Pour Tadesse Abraham, un cauchemar de près de deux heures a commencé. Ces Jeux olympiques, qui pourraient être ses derniers à 39 ans, sont-ils déjà terminés avant même d’avoir commencé? Malgré cette pensée entêtante, il tient bon durant ces moments difficiles. «C’était un désastre. Je ne peux pas vous dire ce qui se passait dans ma tête. J’ai perdu toute mon énergie et j’ai juste pleuré.»
Puis vient l’énorme soulagement. Le second test de Tadesse Abraham revient négatif. Il participera aux Jeux olympiques pour la deuxième fois après avoir terminé 7e à Rio il y a cinq ans. «Étudier le parcours ou la liste des concurrents n’est pas mon truc. Mais je vais tout donner pour obtenir un bon résultat.»
«Je voulais être un cycliste pro»
Même s’il n’est pas réaliste de vouloir gagner une médaille – la concurrence est trop forte –, Abraham a quoi qu’il arrive déjà gagné. Pourquoi? Pour comprendre, il faut rembobiner son film d’environ une trentaine d’années. À l’époque, Tadesse vivait dans une ferme en Érythrée, son pays natal.
«Je rêvais de devenir un cycliste professionnel. Mais j’ai fait une chute. Il ne m’est rien arrivé, mais le vélo était cassé. Et comme mes parents n’avaient pas assez d’argent pour m’en acheter un nouveau, je devais parcourir dix kilomètres à pied pour aller à l’école. Pour ne pas être toujours en retard, j’ai commencé à courir», a déclaré Abraham à son sponsor Red Bull dans une récente interview.

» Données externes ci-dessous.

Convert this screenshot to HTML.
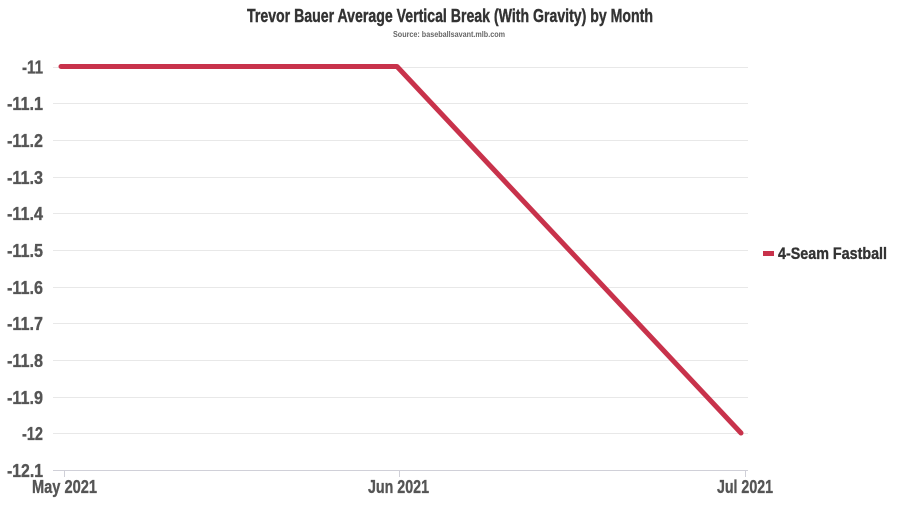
<!DOCTYPE html>
<html><head><meta charset="utf-8"><style>
html,body{margin:0;padding:0;background:#fff;}
svg{display:block;}
text{font-family:"Liberation Sans Narrow","Liberation Sans",sans-serif;font-weight:bold;}
</style></head><body>
<svg width="900" height="506" viewBox="0 0 900 506" xmlns="http://www.w3.org/2000/svg">
<rect width="900" height="506" fill="#fff"/>
<text x="450" y="22" text-anchor="middle" font-size="18" fill="#333" stroke="#333" stroke-width="0.4" textLength="406" lengthAdjust="spacingAndGlyphs">Trevor Bauer Average Vertical Break (With Gravity) by Month</text>
<text x="449" y="37" text-anchor="middle" font-size="8" fill="#666" textLength="112" lengthAdjust="spacingAndGlyphs">Source: baseballsavant.mlb.com</text>
<g stroke="#e8e8e8" stroke-width="1">
<line x1="53" y1="67.5" x2="748" y2="67.5"/>
<line x1="53" y1="103.5" x2="748" y2="103.5"/>
<line x1="53" y1="140.5" x2="748" y2="140.5"/>
<line x1="53" y1="177.5" x2="748" y2="177.5"/>
<line x1="53" y1="213.5" x2="748" y2="213.5"/>
<line x1="53" y1="250.5" x2="748" y2="250.5"/>
<line x1="53" y1="287.5" x2="748" y2="287.5"/>
<line x1="53" y1="323.5" x2="748" y2="323.5"/>
<line x1="53" y1="360.5" x2="748" y2="360.5"/>
<line x1="53" y1="397.5" x2="748" y2="397.5"/>
<line x1="53" y1="433.5" x2="748" y2="433.5"/>
</g>
<line x1="53" y1="470.5" x2="748" y2="470.5" stroke="#d0d0d8" stroke-width="1"/>
<g stroke="#d0d0d8" stroke-width="1">
<line x1="64.5" y1="470" x2="64.5" y2="477"/>
<line x1="399.5" y1="470" x2="399.5" y2="477"/>
<line x1="745.5" y1="470" x2="745.5" y2="477"/>
</g>
<g font-size="18" fill="#555" stroke="#555" stroke-width="0.35" text-anchor="end">
<text x="43" y="73.5" textLength="21" lengthAdjust="spacingAndGlyphs">-11</text>
<text x="43" y="110" textLength="36" lengthAdjust="spacingAndGlyphs">-11.1</text>
<text x="43" y="147" textLength="36" lengthAdjust="spacingAndGlyphs">-11.2</text>
<text x="43" y="184" textLength="36" lengthAdjust="spacingAndGlyphs">-11.3</text>
<text x="43" y="220" textLength="36" lengthAdjust="spacingAndGlyphs">-11.4</text>
<text x="43" y="257" textLength="36" lengthAdjust="spacingAndGlyphs">-11.5</text>
<text x="43" y="294" textLength="36" lengthAdjust="spacingAndGlyphs">-11.6</text>
<text x="43" y="330" textLength="36" lengthAdjust="spacingAndGlyphs">-11.7</text>
<text x="43" y="367" textLength="36" lengthAdjust="spacingAndGlyphs">-11.8</text>
<text x="43" y="404" textLength="36" lengthAdjust="spacingAndGlyphs">-11.9</text>
<text x="43" y="440" textLength="21" lengthAdjust="spacingAndGlyphs">-12</text>
<text x="43" y="477" textLength="36" lengthAdjust="spacingAndGlyphs">-12.1</text>
</g>
<g font-size="18" fill="#555" stroke="#555" stroke-width="0.35" text-anchor="middle">
<text x="64.5" y="493" textLength="65" lengthAdjust="spacingAndGlyphs">May 2021</text>
<text x="398.5" y="493" textLength="61" lengthAdjust="spacingAndGlyphs">Jun 2021</text>
<text x="745" y="493" textLength="56" lengthAdjust="spacingAndGlyphs">Jul 2021</text>
</g>
<polyline points="61,66.5 397,66.5 741,433" fill="none" stroke="#c8324b" stroke-width="5" stroke-linecap="round" stroke-linejoin="round"/>
<rect x="763" y="251" width="11" height="5" fill="#c8324b"/>
<text x="778" y="259" font-size="17" fill="#333" stroke="#333" stroke-width="0.35" textLength="109" lengthAdjust="spacingAndGlyphs">4-Seam Fastball</text>
</svg>
</body></html>
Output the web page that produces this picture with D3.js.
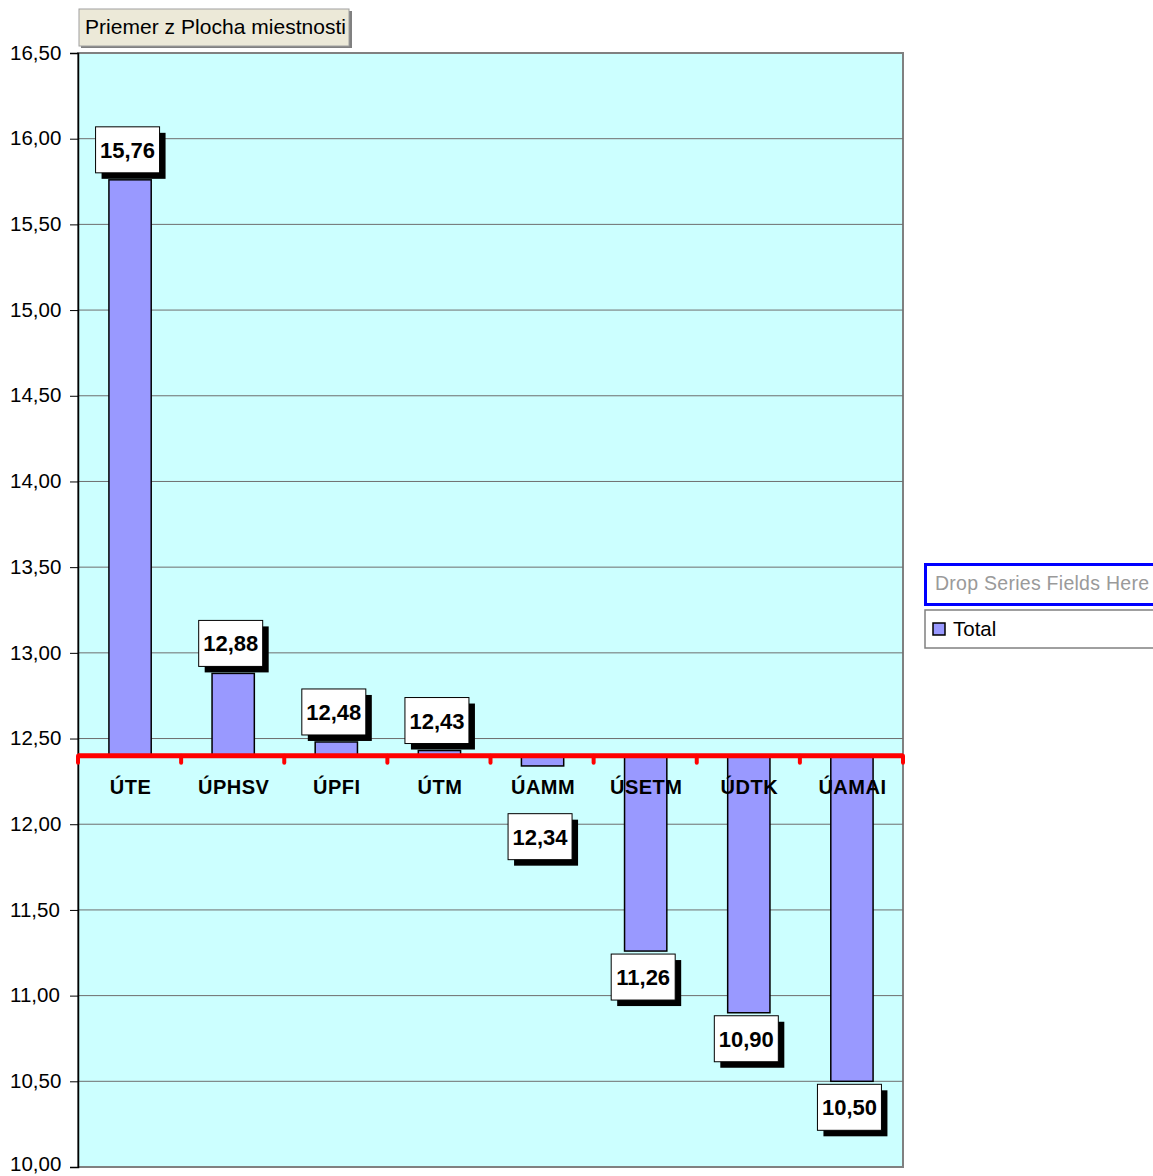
<!DOCTYPE html>
<html><head><meta charset="utf-8">
<script src="https://cdn.jsdelivr.net/npm/d3@7"></script>
<style>body{margin:0;background:#fff}svg{display:block;font-family:"Liberation Sans",Arial,sans-serif}</style>
</head><body><svg id="c" width="1153" height="1176"></svg>
<script>
const categories = ["ÚTE","ÚPHSV","ÚPFI","ÚTM","ÚAMM","ÚSETM","ÚDTK","ÚAMAI"];
const values = [15.76, 12.88, 12.48, 12.43, 12.34, 11.26, 10.90, 10.50];
const yTicks = [10.0,10.5,11.0,11.5,12.0,12.5,13.0,13.5,14.0,14.5,15.0,15.5,16.0,16.5];
const baseValue = 12.40;
const fieldButton = "Priemer z Plocha miestnosti";
const seriesDrop = "Drop Series Fields Here";
const seriesName = "Total";

const svg = d3.select("#c");
const L = 78, R = 903, T = 53, B = 1167;
const y = d3.scaleLinear().domain([10, 16.5]).range([B, T]);
const x = d3.scaleBand().domain(categories).range([L, R]).paddingInner(0).paddingOuter(0);
const fmt = v => d3.format(".2f")(v).replace(".", ",");

// plot area
svg.append("rect").attr("x", L).attr("y", T).attr("width", R - L).attr("height", B - T)
  .attr("fill", "#CCFFFF").attr("stroke", "#808080").attr("stroke-width", 2);

// gridlines
svg.append("g").selectAll("line").data(yTicks.filter(t => t > 10 && t < 16.5)).join("line")
  .attr("x1", L).attr("x2", R).attr("y1", d => y(d)).attr("y2", d => y(d))
  .attr("stroke", "#6e6e6e").attr("stroke-width", 1);

// y axis
const yAxis = d3.axisLeft(y).tickValues(yTicks).tickSize(8).tickFormat(fmt);
const ga = svg.append("g").attr("transform", `translate(${L},0)`).call(yAxis);
ga.select(".domain").attr("stroke", "#000").attr("stroke-width", 1.5);
ga.selectAll(".tick line").attr("stroke", "#000");
ga.selectAll(".tick text").attr("font-size", 20.5).attr("fill", "#000")
  .attr("font-family", "Liberation Sans, Arial, sans-serif")
  .attr("text-anchor", "start").attr("x", -68)
  .attr("dy", d => d === 10 ? "0.18em" : "0.3em");

// bars
const bw = x.bandwidth() * 0.41;
svg.append("g").selectAll("rect").data(values).join("rect")
  .attr("x", (d, i) => x(categories[i]) + x.bandwidth() / 2 - bw / 2 + 0.5)
  .attr("width", bw)
  .attr("y", d => Math.min(y(d), y(baseValue)))
  .attr("height", d => Math.abs(y(d) - y(baseValue)))
  .attr("fill", "#9999FF").attr("stroke", "#000").attr("stroke-width", 1.5);

// category axis (red)
const yb = y(baseValue);
svg.append("line").attr("x1", L).attr("x2", R).attr("y1", yb).attr("y2", yb)
  .attr("stroke", "#FF0000").attr("stroke-width", 5);
svg.append("g").selectAll("line").data(d3.range(categories.length + 1)).join("line")
  .attr("x1", i => L + i * x.step()).attr("x2", i => L + i * x.step())
  .attr("y1", yb).attr("y2", yb + 7)
  .attr("stroke", "#FF0000").attr("stroke-width", 4).attr("stroke-linecap", "round");
svg.append("g").selectAll("text").data(categories).join("text")
  .attr("x", d => x(d) + x.bandwidth() / 2 + 1).attr("y", yb + 38)
  .attr("text-anchor", "middle").attr("font-size", 20).attr("font-weight", "bold")
  .attr("letter-spacing", 0.5)
  .text(d => d);

// data labels
const bxW = 64, bxH = 46;
const lg = svg.append("g").selectAll("g").data(values).join("g")
  .attr("transform", (d, i) => {
    const cx = x(categories[i]) + x.bandwidth() / 2 - 2;
    let top;
    if (d >= baseValue) top = y(d) - 7 - bxH;
    else top = Math.max(y(d) + 3, yb + 58);
    return `translate(${cx - bxW / 2},${top})`;
  });
lg.append("rect").attr("x", 6).attr("y", 6).attr("width", bxW).attr("height", bxH).attr("fill", "#000");
lg.append("rect").attr("width", bxW).attr("height", bxH).attr("fill", "#fff").attr("stroke", "#000").attr("stroke-width", 1);
lg.append("text").attr("x", bxW / 2).attr("y", bxH / 2 + 8).attr("text-anchor", "middle")
  .attr("font-size", 22).attr("font-weight", "bold").text(d => fmt(d));

// field button
const fb = svg.append("g");
fb.append("rect").attr("x", 81).attr("y", 11).attr("width", 271).attr("height", 37).attr("fill", "#808080");
fb.append("rect").attr("x", 79).attr("y", 9).attr("width", 270).attr("height", 37)
  .attr("fill", "#ECE9D8").attr("stroke", "#a0a0a0").attr("stroke-width", 1);
fb.append("text").attr("x", 85).attr("y", 34).attr("font-size", 21).attr("fill", "#000")
  .attr("textLength", 261).attr("lengthAdjust", "spacing").text(fieldButton);

// legend
const lgd = svg.append("g");
lgd.append("rect").attr("x", 925.5).attr("y", 564.5).attr("width", 240).attr("height", 40)
  .attr("fill", "#fff").attr("stroke", "#0000FF").attr("stroke-width", 3);
lgd.append("text").attr("x", 935).attr("y", 590).attr("font-size", 19.5).attr("fill", "#9a9a9a")
  .attr("textLength", 214).attr("lengthAdjust", "spacing").text(seriesDrop);
lgd.append("rect").attr("x", 925).attr("y", 610).attr("width", 240).attr("height", 38)
  .attr("fill", "#fff").attr("stroke", "#808080").attr("stroke-width", 1.5);
lgd.append("rect").attr("x", 933).attr("y", 623).attr("width", 12).attr("height", 12)
  .attr("fill", "#9999FF").attr("stroke", "#000").attr("stroke-width", 1.5);
lgd.append("text").attr("x", 953).attr("y", 636).attr("font-size", 20.5).attr("fill", "#000").text(seriesName);
</script></body></html>
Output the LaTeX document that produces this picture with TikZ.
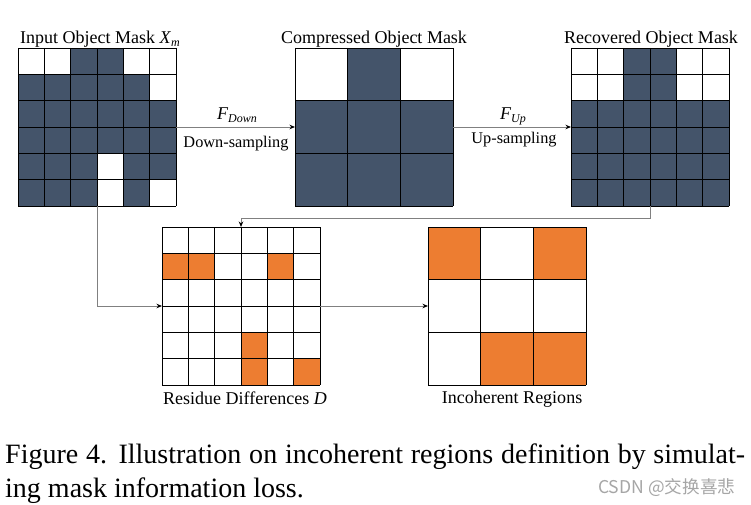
\documentclass[tikz,border=0pt]{standalone}
\usepackage{fontspec}
\setmainfont{Liberation Serif}
\newfontfamily\cjk{Noto Sans CJK SC}
\usetikzlibrary{arrows.meta}
\definecolor{mdark}{HTML}{44546A}
\definecolor{morange}{HTML}{ED7D31}
\definecolor{wmark}{HTML}{A6A6A6}
\newcommand\mgrid[7]{%
 \begin{scope}[shift={(#2,#3)}]
  \pgfmathsetmacro\mcell{158/#4}
  \fill[#5] (0,0) rectangle (158,158);
  \foreach \c/\r in {#6} \fill[#7] (\c*\mcell,\r*\mcell) rectangle ++(\mcell,\mcell);
  \foreach \i in {0,...,#4} {\draw[gridline] (\i*\mcell,0) -- (\i*\mcell,158); \draw[gridline] (0,\i*\mcell) -- (158,\i*\mcell);}
 \end{scope}
 \node[gridbox, anchor=north west] (#1) at (#2,#3) {};}
\newcommand\subtxt[1]{\raisebox{-3pt}{\fontsize{12}{12}\selectfont\textit{#1}}}
\begin{document}
\begin{tikzpicture}[x=1pt,y=-1pt,
  gridline/.style={draw=black, line width=0.8pt},
  gridbox/.style={minimum width=158pt, minimum height=158pt, inner sep=0pt, outer sep=0pt},
  lab/.style={anchor=base, inner sep=0pt, font=\fontsize{18}{20}\selectfont},
  alab/.style={anchor=base, inner sep=0pt, font=\fontsize{16.3}{18}\selectfont},
  conn/.style={draw=black!50, line width=0.9pt, -{Stealth[length=5.5pt,width=4.5pt,black]}},
  captext/.style={anchor=base west, inner sep=0pt, font=\fontsize{28}{30}\selectfont}]
\useasboundingbox (0,0) rectangle (751,505);
\fill[white] (0,0) rectangle (751,505);
\mgrid{in}{18}{48}{6}{mdark}{0/0,1/0,4/0,5/0,5/1,3/4,3/5,5/5}{white}
\mgrid{comp}{295}{48}{3}{mdark}{0/0,2/0}{white}
\mgrid{rec}{571}{48}{6}{mdark}{0/0,1/0,4/0,5/0,0/1,1/1,4/1,5/1}{white}
\mgrid{res}{162}{227}{6}{white}{0/1,1/1,4/1,3/4,3/5,5/5}{morange}
\mgrid{inc}{428}{227}{3}{white}{0/0,2/0,1/2,2/2}{morange}
% titles
\node[lab] (lin) at (100,43.5) {Input Object Mask \textit{X}\subtxt{m}};
\node[lab] (lcomp) at (374,43.5) {Compressed Object Mask};
\node[lab] (lrec) at (651,43.5) {Recovered Object Mask};
\node[lab] (lres) at (245,404) {Residue Differences \textit{D}};
\node[lab] (linc) at (512,403.5) {Incoherent Regions};
% arrows
\draw[conn] (in) -- (comp);
\draw[conn] (comp) -- (rec);
\node[lab] (fdown) at (237,119.5) {\textit{F}\subtxt{Down}};
\node[alab] (tdown) at (236,147) {Down-sampling};
\node[lab] (fup) at (513,119.5) {\textit{F}\subtxt{Up}};
\node[alab] (tup) at (514,143) {Up-sampling};
\draw[conn] (rec.south) -- ++(0,12) -| (res.north);
\draw[conn] (in.south) |- (res.west);
\draw[conn] (res) -- (inc);
% caption
\node[captext] (cap1) at (5,463) {\makebox[740pt][s]{Figure 4. Illustration on incoherent regions definition by simulat-}};
\node[captext] (cap2) at (5,497) {ing mask information loss.};
\node[anchor=base west, inner sep=0pt, text=wmark, font=\cjk\fontsize{17.6}{19}\selectfont] (wm) at (598,493) {CSDN @交换喜悲};
\end{tikzpicture}
\end{document}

Abraham aide à l’intégration
Il est rapidement devenu évident qu’Abraham avait un talent particulier dans ce sport. En 2003, il a participé aux Championnats du monde de cross, sa première course internationale. Quelques mois plus tard, il a fui l’Érythrée lors d’une compétition en Belgique. Il arrive en Suisse et y demande l’asile. En 2014, il a été naturalisé et deux ans plus tard, il a battu le record suisse de 2h06’40”.
Aujourd’hui, Abraham lui-même aide les réfugiés et les migrants en Suisse. «Je suis le grand frère. Un bon ami avec qui on peut parler facilement.» Sauf durant les deux heures à l’aéroport entre les deux tests. Mais heureusement, c’est de l’histoire ancienne et le Genevois d’adoption peut pleinement se concentrer sur son marathon qui aura lieu à 7h (heure locale), dimanche matin. En Suisse, il sera minuit ce samedi soir lorsqu’il fera ses premiers kilomètres.